The public loves reissues and compilations, and it makes people aware of riches that we totally underestimate because we are conditioned to think that we only produce crap in France. The idea is to exhume and rehabilitate these artists.

It’s also a way to put the label on a long-term footing, to claim a filiation, in relation to an idea of counter culture in France. Personally, I grew up traumatized, because I hated Noir Désir and Louise Attaque, and I had the impression that it was impossible to evolve outside these two bands that were representing rock music at that time. These alternative proposals allow you to free yourself from many barriers.

There is obviously a financial reality: reissues allow me to have a schedule of releases throughout the year. There are periods that are not very interesting for an emerging artist: from April onwards, it’s too late to be programmed in festivals, and the album will have trouble getting through the summer. Except that I can’t afford not to release any album from April to July, so the reissue is a way to take a break.

Well, it’s sad to say but it’s easier to sell dead artists because time has done its work. There’s no need to create a promotional dynamic, to impose a project at all costs. A lot of reissues are actually used to finance the losses I accumulate on emerging bands.

What’s your project for the next fifteen years?

I didn’t expect that much, so I’m pretty serene: everything can stop overnight, since the label is based on my own motivation and determination. But that’s okay, I’ve reached my full potential.

I sincerely believe that I am good at what I do, that I have come a long way, with very little means and on musical aesthetics that have always been despised in France. It was a double challenge to set up such a label in a country that was not very sympathetic to and quite critical of what was being done locally.

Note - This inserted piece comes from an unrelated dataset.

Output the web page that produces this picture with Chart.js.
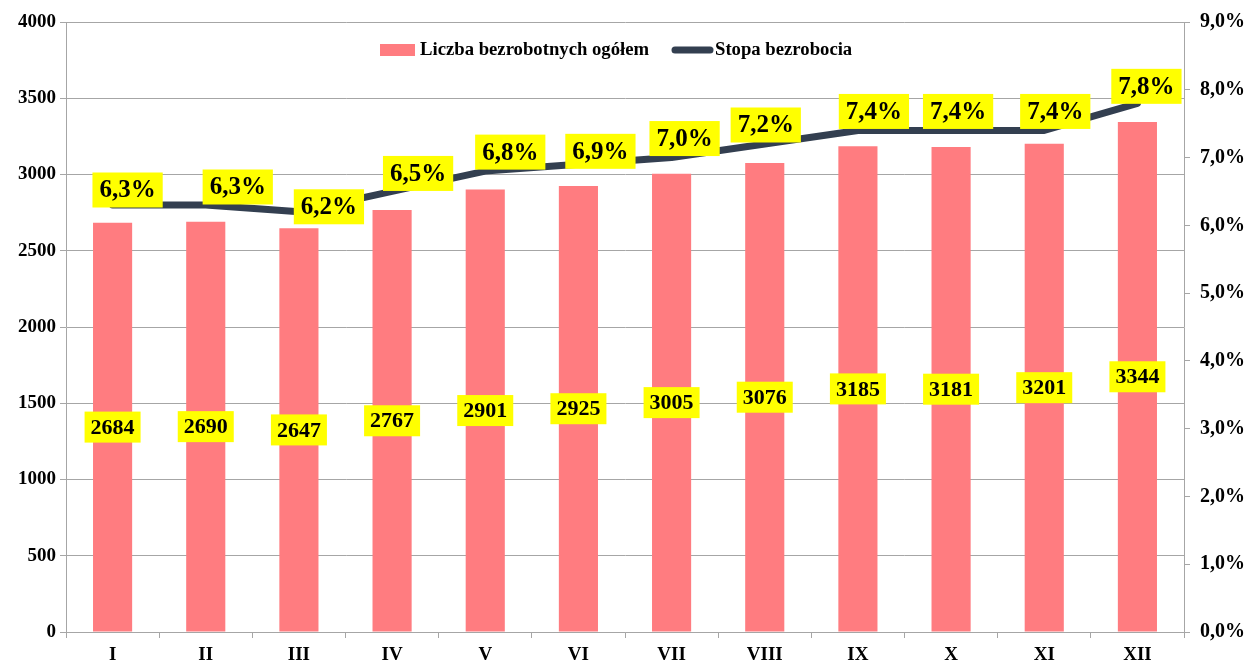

That said, I like challenges: I feel alive when I leave my comfort zone. So for the next 15 years, I’d like to make great records, find good ideas, work with people who make me feel free.

Why do you think Independence Is A Strength?

Born Bad Records goes beyond independence, it’s freedom. A label is a tough business, but I know why I do it. Then the question is: How far are you willing to go to be free? The answer has to lie with independence.

I came to IDOL because I like Pascal BIttard’s background. I like the idea that he is the boss of his own company, that he works with his own money… all in all, that he is independent, that was decisive in my choice.

I was previously with Believe by convenience, and I remained faithful to Jean-Christophe Mercier for years, but at a certain point, I didn’t know who owned the company anymore. And that’s why I will always be more tolerant towards a guy like Pascal Bittard because he is, like me, in his own epic. He could also have taken the easy way out by selling his company or bringing in shareholders, but he didn’t do that and that’s something I admire.